My theme in today's post will be liking and disliking people.
According
to more than one book about Richard Nixon that I have read, Nixon did
not like the media. As I read more of Richard Reeves' President Nixon: Alone in the White House, I could see why. Reeves talks about how a New York Times
editorial was quite critical of Nixon for calling the astronauts who
landed on the moon, saying that Nixon was wasting their valuable time
and was trying to steal glory from the previous Johnson and Kennedy
Administrations. As I read that, I could understand why Nixon hated the
media. I mean, how petty can you get? Can't the President call
astronauts who were doing something historically significant, without
being nitpicked for that?
But there were disadvantages to Nixon's
dislike for the media, as justifiable as it may have been. Reeves says
that Pat Nixon was disappointed that the media were not doing any
personal stories about Nixon, that they did not know about, say, Nixon's
sense of humor. But Reeves said that people in the media were claiming
that they wanted access to Nixon, but they were not getting it because
Nixon was shutting them out. How can they do personal stories about
Nixon, if they cannot even see Nixon?
What I just now wrote
concerned people whom Nixon disliked. What about people Nixon liked?

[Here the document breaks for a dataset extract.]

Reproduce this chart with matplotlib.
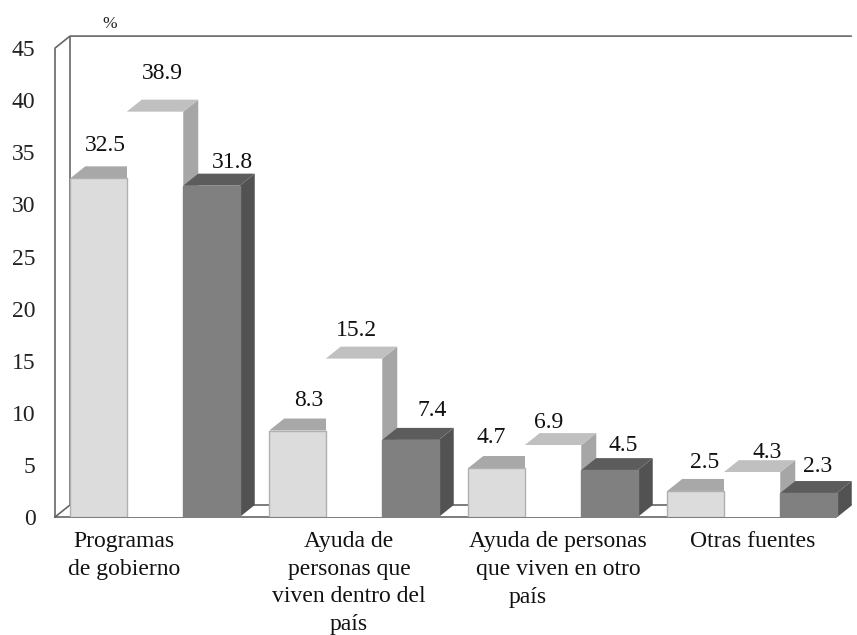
import matplotlib
matplotlib.use('Agg')
import matplotlib.pyplot as plt
import numpy as np
from matplotlib.patches import Polygon

plt.rcParams['font.family'] = ['Liberation Serif', 'DejaVu Serif']

# values
categories = ['Programas\nde gobierno', 'Ayuda de\npersonas que\nviven dentro del\npaís',
              'Ayuda de personas\nque viven en otro', 'Otras fuentes']
serie_a = [32.5, 8.3, 4.7, 2.5]
serie_b = [38.9, 15.2, 6.9, 4.3]
serie_c = [31.8, 7.4, 4.5, 2.3]
yticks = [0, 5, 10, 15, 20, 25, 30, 35, 40, 45]

# (front, top, side) of each series
colors = [('#dcdcdc', '#a8a8a8', '#a8a8a8'),
          ('#ffffff', '#c0c0c0', '#a6a6a6'),
          ('#808080', '#5c5c5c', '#525252')]
edges = ['#b0b0b0', 'none', '#808080']

# label offsets in pixels from the bar's front top centre
offs = [[(7, 33), (7, 38), (21, 23)],
        [(11, 30), (2, 28), (22, 29)],
        [(-5, 31), (-4, 23), (14, 25)],
        [(9, 28), (15, 20), (9, 27)]]

W, H = 857, 635
fig = plt.figure(figsize=(W/100, H/100), dpi=100)
ax = fig.add_axes([55/W, 1-517/H, (852-55)/W, (517-36)/H])
xmin = (55-155)/199
xmax = (852-155)/199
ax.set_xlim(xmin, xmax)
ax.set_ylim(0, 481/10.42)

bw = 56.5/199
dx = 15/199
dy = 12/10.42
wall = '#666666'
ymax = 45
left = xmin
right = xmin + 781/199

# walls and floor
ax.plot([left, left, left+dx, right+dx], [0, ymax, ymax+dy, ymax+dy], color=wall, lw=1.2, clip_on=False, zorder=1)
ax.plot([left+dx, left+dx], [ymax+dy, dy], color=wall, lw=1.2, zorder=1)
ax.plot([left, left+dx, right+dx, right, left], [0, dy, dy, 0, 0], color=wall, lw=1.2, clip_on=False, zorder=1)

x = np.arange(len(categories))
series = [serie_a, serie_b, serie_c]
z = 2
for i in x:
    for s in range(3):
        v = series[s][i]
        xc = i + (s-1)*bw
        x0 = xc - bw/2
        x1 = xc + bw/2
        front, top, side = colors[s]
        ax.add_patch(Polygon([(x1, 0), (x1+dx, dy), (x1+dx, v+dy), (x1, v)], facecolor=side, edgecolor='none', zorder=z))
        ax.add_patch(Polygon([(x0, v), (x0+dx, v+dy), (x1+dx, v+dy), (x1, v)], facecolor=top, edgecolor='none', zorder=z))
        # light bars go last so their grey outline stays visible
        ax.bar(xc, v, bw, color=front, edgecolor=edges[s], linewidth=1, zorder=40 if s == 0 else z+0.5)
        z += 1
        ax.annotate('%.1f' % v, (xc, v), xytext=offs[i][s], textcoords='offset pixels',
                    ha='center', va='center', fontsize=17, zorder=50, color='#111111')

for sp in ax.spines.values():
    sp.set_visible(False)
ax.set_xticks([])
ax.set_yticks(yticks)
ax.tick_params(axis='y', length=0, pad=14, labelsize=17, labelcolor='#222222')
ax.patch.set_alpha(0)

# category labels, placed by hand like in the original
label_px = [124, 349, 558, 753]
for px, c in zip(label_px, categories):
    fig.text(px/W, 1-531/H, c, ha='center', va='top', fontsize=17, linespacing=1.42, color='#111111')
fig.text(528/W, 1-597/H, 'país', ha='center', va='center', fontsize=17, color='#111111')
fig.text(110/W, 1-24/H, '%', ha='center', va='center', fontsize=12.5, color='#222222')

fig.savefig('out.png', dpi=100)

In various books that I have read, I see that there were people whom
Nixon liked. Nixon liked his fellows in the Navy and the Southerners
with whom he went to law school on account of their patriotism. He
didn't always stay in touch with them, but some have argued that these
sorts of attitudes may have shaped his later decisions. For example,
his relationship with the Southerners at Duke Law School convinced him
that the South needed to be welcomed back into the union, and that may
have influenced his two attempts to appoint Southerners to the Supreme
Court.
Where am I going with this? Well, this information makes
me think about whom I like and dislike, and how that affects my
relationship with them. Nixon may have disliked certain elites, while
liking the everyday, salt-of-the-earth people. Are there people I like
or dislike? I think that there are many elderly people who are
friendly. I tend to shy away from my peers, however, since I question
whether they are overly accepting. Often, I wonder if I would have more
friends if I actually liked more people.
But, sometimes, it may
be necessary to form bridges with people whom one may not particularly
like. Nixon may not have cared for the media, but perhaps the media
could have helped him, had he opened up to them more. Nixon probably
had a "screw you" sort of attitude that hindered this, and he might have
profited had he seen the media, not as bad, per se, but as people
pursuing their own interests, the same way that he could see certain
foreign countries, such as the Soviet Union, with whom he dealt
constructively.
I could say more, but I'll stop here.